Google+

Friday, April 1, 2022

Gamera: Super Monster


 

Gamera: Super Monster
1980
Noriaki Yuasa


Look, as kaiju fan, you learn to deal with low budgets, cheap sets, and incredible levels of silliness. None of that will prepare you for how bottom of the barrel Gamera: Super Monster is in terms of well… everything. By 1980 Gamera’s home studio, Daiei, was in deep financial trouble so they decided to throw whatever they could into a film with minimal cost to try and generate some profit.
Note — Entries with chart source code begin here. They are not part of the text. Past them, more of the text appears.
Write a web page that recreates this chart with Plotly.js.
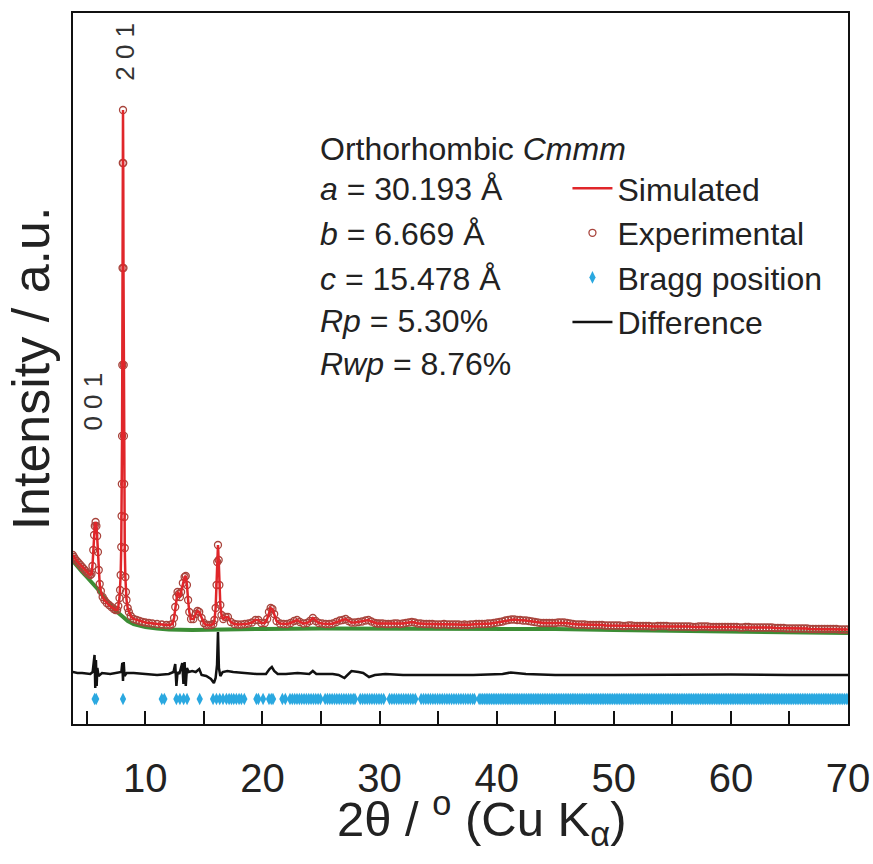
<!DOCTYPE html>
<html>
<head>
<meta charset="utf-8">
<script src="https://cdn.plot.ly/plotly-3.0.1.min.js"></script>
<style>html,body{margin:0;padding:0;background:#fff;}#chart{width:873px;height:864px;}</style>
</head>
<body>
<div id="chart"></div>
<script>
// 2θ (degrees) of the measured / refined profile
const twoTheta = [3.80,3.90,4.00,4.15,4.30,4.45,4.60,4.75,4.90,5.05,5.20,5.30,5.40,5.48,5.55,5.62,5.68,5.75,5.82,5.88,5.95,6.02,6.10,6.20,6.35,6.50,6.70,6.90,7.10,7.30,7.45,7.59,7.69,7.79,7.84,7.89,7.94,7.97,7.99,8.01,8.03,8.05,8.07,8.09,8.11,8.13,8.15,8.17,8.19,8.21,8.24,8.29,8.34,8.39,8.49,8.59,8.75,9.00,9.25,9.50,9.75,10.0,10.3,10.6,11.0,11.4,11.8,12.1,12.30,12.45,12.55,12.65,12.75,12.85,12.95,13.05,13.20,13.35,13.45,13.55,13.65,13.75,13.90,14.10,14.30,14.45,14.60,14.80,15.00,15.20,15.40,15.60,15.80,15.90,16.00,16.08,16.14,16.20,16.26,16.32,16.40,16.50,16.65,16.85,17.05,17.30,17.60,17.90,18.20,18.50,18.80,19.10,19.40,19.65,19.90,20.20,20.40,20.55,20.70,20.85,21.00,21.20,21.50,21.80,22.10,22.40,22.70,22.95,23.20,23.50,23.80,24.05,24.30,24.55,24.80,25.10,25.40,25.70,26.00,26.30,26.60,26.85,27.10,27.35,27.60,27.90,28.20,28.50,28.80,29.05,29.30,29.60,29.80,30.00,30.25,30.50,30.75,31.00,31.25,31.50,31.75,32.00,32.25,32.50,32.75,33.00,33.25,33.50,33.75,34.00,34.25,34.50,34.75,35.00,35.25,35.50,35.75,36.00,36.25,36.50,36.75,37.00,37.25,37.50,37.75,38.00,38.25,38.50,38.75,39.00,39.25,39.50,39.75,40.00,40.25,40.50,40.75,41.00,41.25,41.50,41.75,42.00,42.25,42.50,42.75,43.00,43.25,43.50,43.75,44.00,44.25,44.50,44.75,45.00,45.25,45.50,45.75,46.00,46.25,46.50,46.75,47.00,47.25,47.50,47.75,48.00,48.25,48.50,48.75,49.00,49.25,49.50,49.75,50.00,50.25,50.50,50.75,51.00,51.25,51.50,51.75,52.00,52.25,52.50,52.75,53.00,53.25,53.50,53.75,54.00,54.25,54.50,54.75,55.00,55.25,55.50,55.75,56.00,56.25,56.50,56.75,57.00,57.25,57.50,57.75,58.00,58.25,58.50,58.75,59.00,59.25,59.50,59.75,60.00,60.25,60.50,60.75,61.00,61.25,61.50,61.75,62.00,62.25,62.50,62.75,63.00,63.25,63.50,63.75,64.00,64.25,64.50,64.75,65.00,65.25,65.50,65.75,66.00,66.25,66.50,66.75,67.00,67.25,67.50,67.75,68.00,68.25,68.50,68.75,69.00,69.25,69.50,69.75,70.00];
// intensity (a.u.) of the experimental points; the refined (simulated) curve lies on them
const observed = [169,167,165,163,161,159,157,155,153,151,150,149,150,158,174,189,198,202,198,188,172,154,140,133,127,124,121,119,117,115,114,114,118,126,134,149,177,208,240,288,359,456,561,614,561,456,359,288,240,207,176,147,132,124,116,112,108,105,104,103,102,101.5,101,100.5,100,99.5,99,99,100,106,117,127,132,130,127,132,141,147,148,139,124,112,105,105,110,113,112,106,101,99,99,99,100,104,116,139,162,179,164,139,119,109,105,107,107,102,100,99.5,99.5,100,100.5,101.5,104,104,101,101,105,112,116,115,110,103,100.5,100,100,101,103,104,102,100.5,101,103,106,103,101,100.5,100,100,100.5,102,103.5,104,105,103,101.5,101.5,102,102.5,103.5,104,102.5,101,100.5,100.5,100.5,100,100,100,100.5,100.5,100,100.5,101,101.5,102,101.5,100.5,100.5,100,100,100,100,99.5,99.5,99.5,100,99.5,99.5,99.5,99.5,99.5,99,99.5,99,99.5,99.5,100,100,100,100,100.5,100.5,101,101.5,102,102.5,103.5,104,104.5,104.5,104,104,103.5,103.5,103,102.5,102,101.5,101,101,101,101,101,101,101.5,101.5,101.5,101,100.5,100,99.5,99.5,99.5,99.5,99,99,99,99,99,99,98.5,98.5,98.5,98.5,98.5,98.5,98,98,98.5,98.5,98,98,98,98,98,98,97.5,97.5,98,98,98,98,97.5,97.5,97.5,97.5,97.5,97.5,97.5,97.5,97,97,97.5,97.5,97.5,97.5,97,97,97,97,97,97,97,97,97,97,96.5,96.5,97,97,96.5,96.5,96.5,96.5,96.5,96.5,96.5,96.5,96,96,96,96,95.5,95.5,95.5,95.5,95.5,95.5,95.5,95.5,95,95,95,95,95,95,95,95,95,95,94.5,94.5,94.5,94.5];
const simulated = observed;

// background curve
const bgTheta = [3.8,4.2,4.6,5.0,5.5,6.0,6.5,7.0,7.5,8.0,8.5,9.0,9.5,10,11,12,14,16,18,20,25,30,35,40,45,50,55,60,65,70];
const background = [163,157,152,147,141,134,126,119,113,108,103,100,98,97,95.5,94.5,94,94,94.5,95,95.5,95.5,95,95.5,95,94,93.5,93,92,91];

// difference curve (offset)
const diffTheta = [3.80,4.20,4.60,5.00,5.30,5.50,5.60,5.66,5.72,5.78,5.84,5.90,6.00,6.30,7.00,7.60,7.95,8.03,8.09,8.15,8.22,8.40,9.0,10.0,11.0,12.0,12.4,12.55,12.65,12.75,12.90,13.15,13.25,13.35,13.45,13.55,13.70,14.0,14.3,14.6,14.8,15.2,15.6,15.85,16.0,16.12,16.20,16.28,16.40,16.6,17.0,17.5,18.5,19.5,20.3,20.6,20.8,21.0,21.3,22,23,24,24.3,24.6,26,26.5,27.0,27.3,27.6,28.2,28.6,29.1,29.6,30.5,32,35,38,40.5,41.2,42.5,45,50,55,60,65,70];
const difference = [52,51,51,50,50,52,62,69,36,64,38,56,48,51,50,51,52,61,43,62,48,51,51,50,49,50,52,60,38,52,50,61,40,62,38,56,52,53,52,55,49,48,45,41,46,59,92,56,48,52,53,52,51,50,50,55,57,53,50,50,51,50,53,50,50,49,46,50,53,52,51,47,49,50,49,49,49,50,51.5,50,49,49,49.5,49.5,49,49];

// Bragg reflection positions (2θ)
const braggPositions = [5.67,5.80,8.09,11.40,11.62,12.65,12.95,13.27,13.56,14.64,15.78,16.07,16.35,16.63,16.92,17.15,17.35,17.55,17.77,18.00,18.20,18.45,19.48,19.65,20.05,20.56,20.75,20.90,21.70,21.95,
22.35,22.55,22.75,22.95,23.15,23.35,23.55,23.75,23.95,24.15,24.35,24.55,24.75,24.95,
25.35,25.55,25.75,25.95,26.15,26.35,26.55,26.75,26.95,27.15,27.35,27.55,27.75,27.90,
28.35,28.55,28.75,28.95,29.15,29.35,29.55,29.75,29.95,30.15,30.35,
30.85,31.05,31.25,31.45,31.65,31.85,32.05,32.25,32.45,32.65,32.85,33.05,
33.55,33.75,33.95,34.15,34.35,34.55,34.75,34.95,35.15,35.35,35.55,35.75,35.95,36.15,36.35,36.55,36.75,36.95,37.15,37.35,37.55,37.75,37.95,38.10,
38.50,38.65,38.80,38.95,39.10,39.25,39.40,39.55,39.70,39.85,40.00,40.15,40.30,40.45,40.60,40.75,40.90,41.05,41.20,41.35,41.50,41.65,41.80,41.95,42.10,42.25,42.40,42.55,42.70,42.85,43.00,43.15,43.30,43.45,43.60,43.75,43.90,44.05,44.20,44.35,44.50,44.65,44.80,44.95,45.10,45.25,45.40,45.55,45.70,45.85,46.00,46.15,46.30,46.45,46.60,46.75,46.90,47.05,47.20,47.35,47.50,47.65,47.80,47.95,48.10,48.25,48.40,48.55,48.70,48.85,49.00,49.15,49.30,49.45,49.60,49.75,49.90,50.05,50.20,50.35,50.50,50.65,50.80,50.95,51.10,51.25,51.40,51.55,51.70,51.85,52.00,52.15,52.30,52.45,52.60,52.75,52.90,53.05,53.20,53.35,53.50,53.65,53.80,53.95,54.10,54.25,54.40,54.55,54.70,54.85,55.00,55.15,55.30,55.45,55.60,55.75,55.90,56.05,56.20,56.35,56.50,56.65,56.80,56.95,57.10,57.25,57.40,57.55,57.70,57.85,58.00,58.15,58.30,58.45,58.60,58.75,58.90,59.05,59.20,59.35,59.50,59.65,59.80,59.95,60.10,60.25,60.40,60.55,60.70,60.85,61.00,61.15,61.30,61.45,61.60,61.75,61.90,62.05,62.20,62.35,62.50,62.65,62.80,62.95,63.10,63.25,63.40,63.55,63.70,63.85,64.00,64.15,64.30,64.45,64.60,64.75,64.90,65.05,65.20,65.35,65.50,65.65,65.80,65.95,66.10,66.25,66.40,66.55,66.70,66.85,67.00,67.15,67.30,67.45,67.60,67.75,67.90,68.05,68.20,68.35,68.50,68.65,68.80,68.95,69.10,69.25,69.40,69.55,69.70,69.85,70.00];
const braggLevel = 25;

// axis ticks
const tickValues = [10,20,30,40,50,60,70];
const tickLabels = ['10','20','30','40','50','60','70'];
const minorTickValues = [5,15,25,35,45,55,65];

// annotation texts
const cellLines = ['Orthorhombic <i>Cmmm</i>','<i>a</i> = 30.193 Å','<i>b</i> = 6.669 Å','<i>c</i> = 15.478 Å','<i>Rp</i> = 5.30%','<i>Rwp</i> = 8.76%'];
const cellLineY = [0.8087,0.7525,0.6892,0.6259,0.5668,0.5063];
const peakLabels = [{text:'2 0 1', x:8.23, y:0.945},{text:'0 0 1', x:5.5, y:0.453}];
const xTitle = '2θ / <sup>o</sup> (Cu K<sub>α</sub>)';
const yTitle = 'Intensity / a.u.';

const ARIAL = 'Liberation Sans, Arial, sans-serif';
const NARROW = 'Liberation Sans Narrow, Arial Narrow, Liberation Sans, sans-serif';

const traces = [
  {x:bgTheta, y:background, mode:'lines', line:{color:'#3c8d35', width:4}, showlegend:false, hoverinfo:'skip'},
  {x:twoTheta, y:observed, mode:'markers', name:'Experimental', legendrank:2, legendgroup:'b',
   marker:{symbol:'circle-open', size:7, color:'#a8443c', line:{width:1.3, color:'#a8443c'}}},
  {x:twoTheta, y:simulated, mode:'lines', name:'Simulated', legendrank:1, legendgroup:'a',
   line:{color:'#e0262a', width:2.5}},
  {x:braggPositions, y:braggPositions.map(() => braggLevel), mode:'markers', name:'Bragg position', legendrank:3, legendgroup:'c',
   marker:{symbol:'diamond-tall', size:9, color:'#2aa8e0'}},
  {x:diffTheta, y:difference, mode:'lines', name:'Difference', legendrank:4, legendgroup:'d',
   line:{color:'#111111', width:2.5}}
];

const annotations = cellLines.map((t, i) => ({
  text:t, xref:'paper', yref:'paper', x:0.3161, y:cellLineY[i], xanchor:'left', yanchor:'middle',
  showarrow:false, font:{family:ARIAL, size:32, color:'#222'}
})).concat(peakLabels.map(p => ({
  text:p.text, xref:'x', yref:'paper', x:p.x, y:p.y, textangle:-90, showarrow:false,
  xanchor:'center', yanchor:'middle', font:{family:ARIAL, size:26, color:'#333'}
}))).concat([{
  text:xTitle, xref:'paper', yref:'paper', x:0.527, y:-0.1335, xanchor:'center', yanchor:'middle',
  showarrow:false, font:{family:ARIAL, size:49, color:'#222'}
}]);

const layout = {
  width:873, height:864,
  margin:{l:73, r:25, t:13, b:140},
  paper_bgcolor:'#fff', plot_bgcolor:'#fff',
  showlegend:true,
  legend:{x:0.638, y:0.792, xanchor:'left', yanchor:'top', bgcolor:'rgba(0,0,0,0)',
          font:{family:ARIAL, size:32, color:'#222'}, tracegroupgap:0, itemwidth:40},
  xaxis:{range:[3.82,70], tickmode:'array', tickvals:tickValues, ticktext:tickLabels, ticks:'inside', ticklen:13, tickwidth:2,
         tickcolor:'#111', showline:true, linewidth:2, linecolor:'#111', mirror:true, showgrid:false, zeroline:false,
         minor:{tickmode:'array', tickvals:minorTickValues, ticks:'inside', ticklen:13, tickwidth:2, tickcolor:'#111', showgrid:false},
         tickfont:{family:NARROW, size:40, color:'#222'}, ticklabelstandoff:18},
  yaxis:{range:[0,711], showticklabels:false, ticks:'', showline:true, linewidth:2, linecolor:'#111', mirror:true,
         showgrid:false, zeroline:false,
         title:{text:yTitle, font:{family:ARIAL, size:52, color:'#222'}, standoff:5}},
  annotations:annotations
};

Plotly.newPlot('chart', traces, layout, {displayModeBar:false, staticPlot:true});
</script>
</body>
</html>
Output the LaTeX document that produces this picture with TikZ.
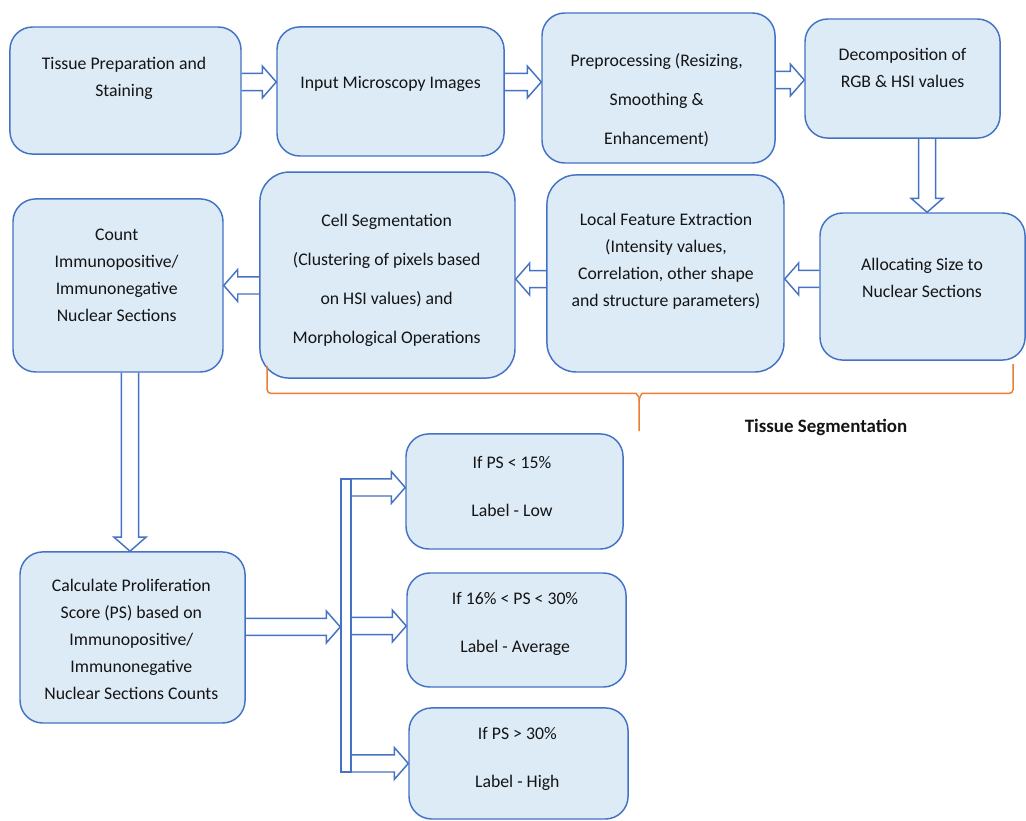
\documentclass[tikz,border=0pt]{standalone}
\usepackage{fontspec}
\setmainfont{Carlito}
\usepackage{tikz}
\definecolor{bc}{RGB}{221, 235, 247}
\definecolor{lc}{RGB}{68, 114, 196}
\definecolor{oc}{RGB}{237, 125, 49}
\usetikzlibrary{calc}

% hollow block arrow from tail point #1 to tip point #2
\newcommand{\blockarrow}[2]{%
  \coordinate (tl) at (#1);
  \coordinate (tp) at (#2);
  \coordinate (hb) at ($(tp)!10.5pt!(tl)$);
  \draw [arr] ($(tl)!6.4pt!90:(tp)$) -- ($(hb)!6.4pt!90:(tp)$) -- ($(hb)!12pt!90:(tp)$) -- (tp)
    -- ($(hb)!12pt!-90:(tp)$) -- ($(hb)!6.4pt!-90:(tp)$) -- ($(tl)!6.4pt!-90:(tp)$);
}

\begin{document}
\begin{tikzpicture}[
  box/.style={draw=lc, fill=bc, line width=1.1pt, rounded corners=17pt},
  txt/.style={align=center, inner sep=0pt, text=black!92, font=\fontsize{13.3pt}{20.25pt}\selectfont},
  wide/.style={font=\fontsize{13.3pt}{29.3pt}\selectfont},
  wider/.style={font=\fontsize{13.3pt}{36pt}\selectfont},
  arr/.style={draw=lc, line width=1.1pt, line join=miter},
  brace/.style={draw=oc, line width=1.1pt, rounded corners=3pt}]
\useasboundingbox (0pt, 0pt) rectangle (769.5pt, -615.75pt);

% boxes
\node (1) [box, minimum width=173.3pt, minimum height=95.3pt] at (94.1pt, -67.9pt) {};
\node (2) [box, minimum width=170.3pt, minimum height=96.8pt] at (292.9pt, -68.6pt) {};
\node (3) [box, minimum width=174.8pt, minimum height=112.5pt] at (493.9pt, -66.0pt) {};
\node (4) [box, minimum width=146.3pt, minimum height=89.3pt] at (676.9pt, -58.9pt) {};
\node (5) [box, minimum width=153.8pt, minimum height=110.3pt] at (691.9pt, -214.9pt) {};
\node (6) [box, rounded corners=22pt, minimum width=177.8pt, minimum height=147.8pt] at (499.1pt, -205.1pt) {};
\node (7) [box, rounded corners=22pt, minimum width=191.3pt, minimum height=154.5pt] at (290.6pt, -206.3pt) {};
\node (8) [box, minimum width=157.5pt, minimum height=129.8pt] at (88.5pt, -214.1pt) {};
\node (9) [box, minimum width=168.8pt, minimum height=128.3pt] at (99.4pt, -478.1pt) {};
\node (10) [box, minimum width=162.8pt, minimum height=86.3pt] at (385.9pt, -368.6pt) {};
\node (11) [box, minimum width=164.3pt, minimum height=85.5pt] at (387.4pt, -472.5pt) {};
\node (12) [box, minimum width=164.3pt, minimum height=83.3pt] at (388.9pt, -572.6pt) {};
\node (bus) [draw=lc, line width=1.1pt, inner sep=0pt, minimum width=7.5pt, minimum height=219.8pt] at (259.5pt, -469.1pt) {};

% texts
\node (t1) [txt] at (93.0pt, -58.9pt) {Tissue Preparation and\\Staining};
\node (t2) [txt] at (292.9pt, -63.0pt) {Input Microscopy Images};
\node (t3) [txt, wide] at (492.5pt, -75.0pt) {Preprocessing (Resizing,\\Smoothing \& \\Enhancement)};
\node (t4) [txt] at (676.9pt, -51.0pt) {Decomposition of\\RGB \& HSI values};
\node (t5) [txt] at (691.5pt, -208.1pt) {Allocating Size to\\Nuclear Sections};
\node (t6) [txt] at (499.5pt, -196.1pt) {Local Feature Extraction\\(Intensity values,\\Correlation, other shape\\and structure parameters)};
\node (t7) [txt, wide] at (290.0pt, -210.4pt) {Cell Segmentation\\(Clustering of pixels based\\on HSI values) and\\Morphological Operations};
\node (t8) [txt] at (87.5pt, -206.3pt) {Count\\Immunopositive/\\Immunonegative\\Nuclear Sections};
\node (t9) [txt] at (98.5pt, -479.3pt) {Calculate Proliferation\\Score (PS) based on\\Immunopositive/\\Immunonegative\\Nuclear Sections Counts};
\node (t10) [txt, wider] at (384.0pt, -364.5pt) {If PS < 15\%\\Label - Low};
\node (t11) [txt, wider] at (386.3pt, -468.0pt) {If 16\% < PS < 30\%\\Label - Average};
\node (t12) [txt, wider] at (388.0pt, -568.9pt) {If PS > 30\%\\Label - High};

% arrows
\coordinate (a1) at ($(2.west)+(0,7.1pt)$);
\blockarrow{1.east |- a1}{a1}
\coordinate (a2) at ($(3.west)+(0,4.5pt)$);
\blockarrow{2.east |- a2}{a2}
\coordinate (a3) at ($(4.west)+(0,-1.1pt)$);
\blockarrow{3.east |- a3}{a3}
\coordinate (a4) at ($(5.north)+(3.4pt,0)$);
\blockarrow{4.south -| a4}{a4}
\coordinate (a5) at ($(6.east)+(0,-4.1pt)$);
\blockarrow{5.west |- a5}{a5}
\coordinate (a6) at ($(7.east)+(0,-3pt)$);
\blockarrow{6.west |- a6}{a6}
\coordinate (a7) at (8.east);
\blockarrow{7.west |- a7}{a7}
\coordinate (a8) at ($(9.north)+(-1.9pt,0)$);
\blockarrow{8.south -| a8}{a8}
\coordinate (a9) at ($(bus.west)+(0,-1.1pt)$);
\blockarrow{9.east |- a9}{a9}
\coordinate (a10) at ($(10.west)+(0,3pt)$);
\blockarrow{bus.east |- a10}{a10}
\coordinate (a11) at ($(11.west)+(0,3pt)$);
\blockarrow{bus.east |- a11}{a11}
\coordinate (a12) at (12.west);
\blockarrow{bus.east |- a12}{a12}

% brace under the middle row
\draw [brace] (200.3pt, -274.5pt) -- (200.3pt, -295.1pt) -- (474.0pt, -295.1pt)
  to[out=0, in=90] (479.3pt, -301.0pt) -- (479.3pt, -323.3pt);
\draw [brace] (759.8pt, -273.0pt) -- (759.8pt, -295.1pt) -- (484.6pt, -295.1pt)
  to[out=180, in=90] (479.3pt, -301.0pt);
\node (seg) [txt, font=\fontsize{14.2pt}{17pt}\selectfont\bfseries] at (619.5pt, -320.3pt) {Tissue Segmentation};
\end{tikzpicture}
\end{document}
It worked for a little while as Daiei limped along until finally closing for good in 2002. We did get three excellent
Gamera movies in the 1990s out of this, so in that respect we should thank Gamera: Super Monster.
 

 This may be the only reason we should thank it.



Some aliens show up to cause trouble like always do in Gamera movies. The earth is protected by three women, creatively called the Space Women, who are not very good at their jobs. The Space Women get help from a kid who can call Gamera to fight back against the onslaught of familiar monsters that the aliens are unleashing on Earth. Can even Gamera face all his fast foes at once and save the day? That is a much more exciting description of what amounts to 80% stock footage, shot on video sequences, and a final ignoble end for our hero.

The majority of this film is complied out of reused footage from the previous Gamera films. We get a parade of fights with Gyaos, Barugon, etc. To sit through recycled fight after recycled fight is agony. These fights have no connection to the story, there are no stakes, nothing to push the plot along. I can compare it to the inserted wrestling matches in luchador films, they exist to take up time and nothing else.

"A tiny space ship!"

Somehow the scenes with the Space Women are even worse if not as boring. They feel slight and silly, which could be fine, Gamera movies are no strangers to being silly. Even at their silliest, they at least made some attempt to show characters in danger. The Space Women are presented as just embarrassingly bad at their jobs. They aren’t particularly fun to watch.


The film looks like it shot on video and converted over to film. This not only makes the movie look incredibly cheap, but it makes the reused footage stand out even worse than it would normally. The effects are mostly video based and look terrible for even a late stage Gamera film.

 

"Good-bye everyone! I hope someone makes
a kick-ass reboot in the 1990s!"


 

The awful cherry on top of this movie is the half-assed way it kills off Gamera, lazily crashing him into a spaceship and then having someone tell us he’s dead. I understand that this was a minimal effort cash grab for a series that had been dead and gone for some time, but it is still a sad send off for a character with plenty of fans.


I consider myself a big of Gamera (I even recently an essay about it), but this not a film that I revisit often. It’s pure pain and not the fun kind you can get from a bad movie.